── Data section

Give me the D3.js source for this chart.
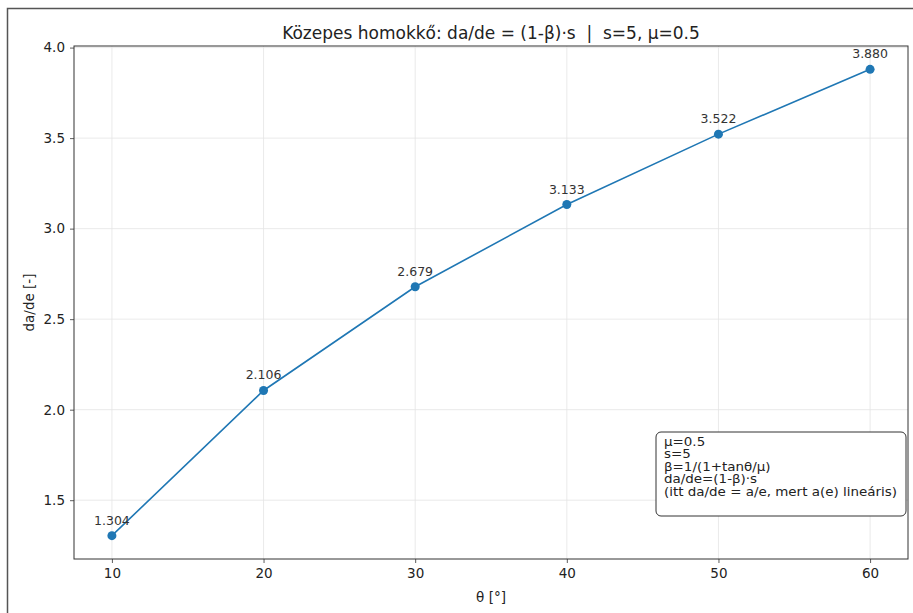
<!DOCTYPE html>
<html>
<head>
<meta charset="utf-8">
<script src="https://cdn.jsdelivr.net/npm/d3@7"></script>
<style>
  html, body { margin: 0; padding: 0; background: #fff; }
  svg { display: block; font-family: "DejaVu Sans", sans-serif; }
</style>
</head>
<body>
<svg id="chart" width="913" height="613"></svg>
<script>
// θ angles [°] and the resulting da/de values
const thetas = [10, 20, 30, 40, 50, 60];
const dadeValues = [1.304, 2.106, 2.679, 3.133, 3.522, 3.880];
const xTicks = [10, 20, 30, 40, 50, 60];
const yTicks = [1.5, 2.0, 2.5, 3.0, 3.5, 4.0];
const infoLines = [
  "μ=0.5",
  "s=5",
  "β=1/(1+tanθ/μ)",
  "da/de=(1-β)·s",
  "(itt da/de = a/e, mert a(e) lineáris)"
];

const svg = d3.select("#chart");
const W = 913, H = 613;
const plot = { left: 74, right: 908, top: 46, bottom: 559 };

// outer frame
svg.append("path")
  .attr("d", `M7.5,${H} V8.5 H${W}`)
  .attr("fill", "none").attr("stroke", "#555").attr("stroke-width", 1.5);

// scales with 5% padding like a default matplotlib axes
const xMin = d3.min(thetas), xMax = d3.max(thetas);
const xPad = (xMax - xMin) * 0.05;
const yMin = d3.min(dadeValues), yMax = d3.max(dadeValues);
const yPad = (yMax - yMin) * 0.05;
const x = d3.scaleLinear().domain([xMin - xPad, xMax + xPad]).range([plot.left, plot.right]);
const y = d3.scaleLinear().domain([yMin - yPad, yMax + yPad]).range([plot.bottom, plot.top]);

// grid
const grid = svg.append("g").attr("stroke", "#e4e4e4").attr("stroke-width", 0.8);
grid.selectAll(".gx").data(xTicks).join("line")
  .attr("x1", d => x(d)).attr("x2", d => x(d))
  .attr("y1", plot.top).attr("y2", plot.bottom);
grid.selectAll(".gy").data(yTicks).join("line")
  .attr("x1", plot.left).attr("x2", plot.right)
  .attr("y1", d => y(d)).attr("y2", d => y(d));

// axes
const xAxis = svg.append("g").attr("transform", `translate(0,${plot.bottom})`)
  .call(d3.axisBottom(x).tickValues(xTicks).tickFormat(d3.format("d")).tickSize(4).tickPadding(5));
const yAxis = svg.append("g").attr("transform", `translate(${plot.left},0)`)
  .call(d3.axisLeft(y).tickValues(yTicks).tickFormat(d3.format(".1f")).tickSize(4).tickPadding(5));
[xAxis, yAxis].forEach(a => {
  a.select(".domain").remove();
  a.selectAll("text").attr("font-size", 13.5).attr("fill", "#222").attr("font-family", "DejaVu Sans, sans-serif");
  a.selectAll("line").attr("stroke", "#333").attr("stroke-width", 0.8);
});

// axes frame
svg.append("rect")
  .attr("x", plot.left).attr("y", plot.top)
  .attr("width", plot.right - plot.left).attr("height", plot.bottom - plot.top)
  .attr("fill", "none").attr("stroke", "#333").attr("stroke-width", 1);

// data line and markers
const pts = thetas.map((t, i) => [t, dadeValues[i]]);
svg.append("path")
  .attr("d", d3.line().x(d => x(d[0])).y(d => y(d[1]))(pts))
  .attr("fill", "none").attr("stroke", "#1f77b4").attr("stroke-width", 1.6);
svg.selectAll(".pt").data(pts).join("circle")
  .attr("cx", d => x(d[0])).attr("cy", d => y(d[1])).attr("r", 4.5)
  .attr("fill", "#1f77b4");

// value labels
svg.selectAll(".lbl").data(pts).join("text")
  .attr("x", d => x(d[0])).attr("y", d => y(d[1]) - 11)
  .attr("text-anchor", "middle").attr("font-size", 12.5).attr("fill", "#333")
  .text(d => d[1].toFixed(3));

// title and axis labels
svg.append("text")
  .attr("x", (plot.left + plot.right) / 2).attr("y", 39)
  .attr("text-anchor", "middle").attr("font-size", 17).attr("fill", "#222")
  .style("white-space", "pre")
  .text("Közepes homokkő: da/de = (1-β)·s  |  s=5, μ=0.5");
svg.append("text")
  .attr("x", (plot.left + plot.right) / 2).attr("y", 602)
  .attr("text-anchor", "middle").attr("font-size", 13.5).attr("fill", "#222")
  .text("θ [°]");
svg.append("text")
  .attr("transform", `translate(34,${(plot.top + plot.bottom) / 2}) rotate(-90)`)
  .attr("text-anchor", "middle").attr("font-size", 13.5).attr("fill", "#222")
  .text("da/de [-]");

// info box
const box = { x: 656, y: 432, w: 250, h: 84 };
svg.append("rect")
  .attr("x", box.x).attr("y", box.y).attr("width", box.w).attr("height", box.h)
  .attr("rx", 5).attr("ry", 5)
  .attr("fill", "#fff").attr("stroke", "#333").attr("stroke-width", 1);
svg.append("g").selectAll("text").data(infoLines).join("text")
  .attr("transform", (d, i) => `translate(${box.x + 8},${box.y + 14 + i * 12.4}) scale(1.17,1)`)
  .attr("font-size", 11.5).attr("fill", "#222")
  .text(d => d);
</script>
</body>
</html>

────

Short task — Retype the listing exactly. Pictures do not belong in the copy.

Full answer —
Give me the D3.js source for this chart.
<!DOCTYPE html>
<html>
<head>
<meta charset="utf-8">
<script src="https://cdn.jsdelivr.net/npm/d3@7"></script>
<style>
  html, body { margin: 0; padding: 0; background: #fff; }
  svg { display: block; font-family: "DejaVu Sans", sans-serif; }
</style>
</head>
<body>
<svg id="chart" width="913" height="613"></svg>
<script>
// θ angles [°] and the resulting da/de values
const thetas = [10, 20, 30, 40, 50, 60];
const dadeValues = [1.304, 2.106, 2.679, 3.133, 3.522, 3.880];
const xTicks = [10, 20, 30, 40, 50, 60];
const yTicks = [1.5, 2.0, 2.5, 3.0, 3.5, 4.0];
const infoLines = [
  "μ=0.5",
  "s=5",
  "β=1/(1+tanθ/μ)",
  "da/de=(1-β)·s",
  "(itt da/de = a/e, mert a(e) lineáris)"
];

const svg = d3.select("#chart");
const W = 913, H = 613;
const plot = { left: 74, right: 908, top: 46, bottom: 559 };

// outer frame
svg.append("path")
  .attr("d", `M7.5,${H} V8.5 H${W}`)
  .attr("fill", "none").attr("stroke", "#555").attr("stroke-width", 1.5);

// scales with 5% padding like a default matplotlib axes
const xMin = d3.min(thetas), xMax = d3.max(thetas);
const xPad = (xMax - xMin) * 0.05;
const yMin = d3.min(dadeValues), yMax = d3.max(dadeValues);
const yPad = (yMax - yMin) * 0.05;
const x = d3.scaleLinear().domain([xMin - xPad, xMax + xPad]).range([plot.left, plot.right]);
const y = d3.scaleLinear().domain([yMin - yPad, yMax + yPad]).range([plot.bottom, plot.top]);

// grid
const grid = svg.append("g").attr("stroke", "#e4e4e4").attr("stroke-width", 0.8);
grid.selectAll(".gx").data(xTicks).join("line")
  .attr("x1", d => x(d)).attr("x2", d => x(d))
  .attr("y1", plot.top).attr("y2", plot.bottom);
grid.selectAll(".gy").data(yTicks).join("line")
  .attr("x1", plot.left).attr("x2", plot.right)
  .attr("y1", d => y(d)).attr("y2", d => y(d));

// axes
const xAxis = svg.append("g").attr("transform", `translate(0,${plot.bottom})`)
  .call(d3.axisBottom(x).tickValues(xTicks).tickFormat(d3.format("d")).tickSize(4).tickPadding(5));
const yAxis = svg.append("g").attr("transform", `translate(${plot.left},0)`)
  .call(d3.axisLeft(y).tickValues(yTicks).tickFormat(d3.format(".1f")).tickSize(4).tickPadding(5));
[xAxis, yAxis].forEach(a => {
  a.select(".domain").remove();
  a.selectAll("text").attr("font-size", 13.5).attr("fill", "#222").attr("font-family", "DejaVu Sans, sans-serif");
  a.selectAll("line").attr("stroke", "#333").attr("stroke-width", 0.8);
});

// axes frame
svg.append("rect")
  .attr("x", plot.left).attr("y", plot.top)
  .attr("width", plot.right - plot.left).attr("height", plot.bottom - plot.top)
  .attr("fill", "none").attr("stroke", "#333").attr("stroke-width", 1);

// data line and markers
const pts = thetas.map((t, i) => [t, dadeValues[i]]);
svg.append("path")
  .attr("d", d3.line().x(d => x(d[0])).y(d => y(d[1]))(pts))
  .attr("fill", "none").attr("stroke", "#1f77b4").attr("stroke-width", 1.6);
svg.selectAll(".pt").data(pts).join("circle")
  .attr("cx", d => x(d[0])).attr("cy", d => y(d[1])).attr("r", 4.5)
  .attr("fill", "#1f77b4");

// value labels
svg.selectAll(".lbl").data(pts).join("text")
  .attr("x", d => x(d[0])).attr("y", d => y(d[1]) - 11)
  .attr("text-anchor", "middle").attr("font-size", 12.5).attr("fill", "#333")
  .text(d => d[1].toFixed(3));

// title and axis labels
svg.append("text")
  .attr("x", (plot.left + plot.right) / 2).attr("y", 39)
  .attr("text-anchor", "middle").attr("font-size", 17).attr("fill", "#222")
  .style("white-space", "pre")
  .text("Közepes homokkő: da/de = (1-β)·s  |  s=5, μ=0.5");
svg.append("text")
  .attr("x", (plot.left + plot.right) / 2).attr("y", 602)
  .attr("text-anchor", "middle").attr("font-size", 13.5).attr("fill", "#222")
  .text("θ [°]");
svg.append("text")
  .attr("transform", `translate(34,${(plot.top + plot.bottom) / 2}) rotate(-90)`)
  .attr("text-anchor", "middle").attr("font-size", 13.5).attr("fill", "#222")
  .text("da/de [-]");

// info box
const box = { x: 656, y: 432, w: 250, h: 84 };
svg.append("rect")
  .attr("x", box.x).attr("y", box.y).attr("width", box.w).attr("height", box.h)
  .attr("rx", 5).attr("ry", 5)
  .attr("fill", "#fff").attr("stroke", "#333").attr("stroke-width", 1);
svg.append("g").selectAll("text").data(infoLines).join("text")
  .attr("transform", (d, i) => `translate(${box.x + 8},${box.y + 14 + i * 12.4}) scale(1.17,1)`)
  .attr("font-size", 11.5).attr("fill", "#222")
  .text(d => d);
</script>
</body>
</html>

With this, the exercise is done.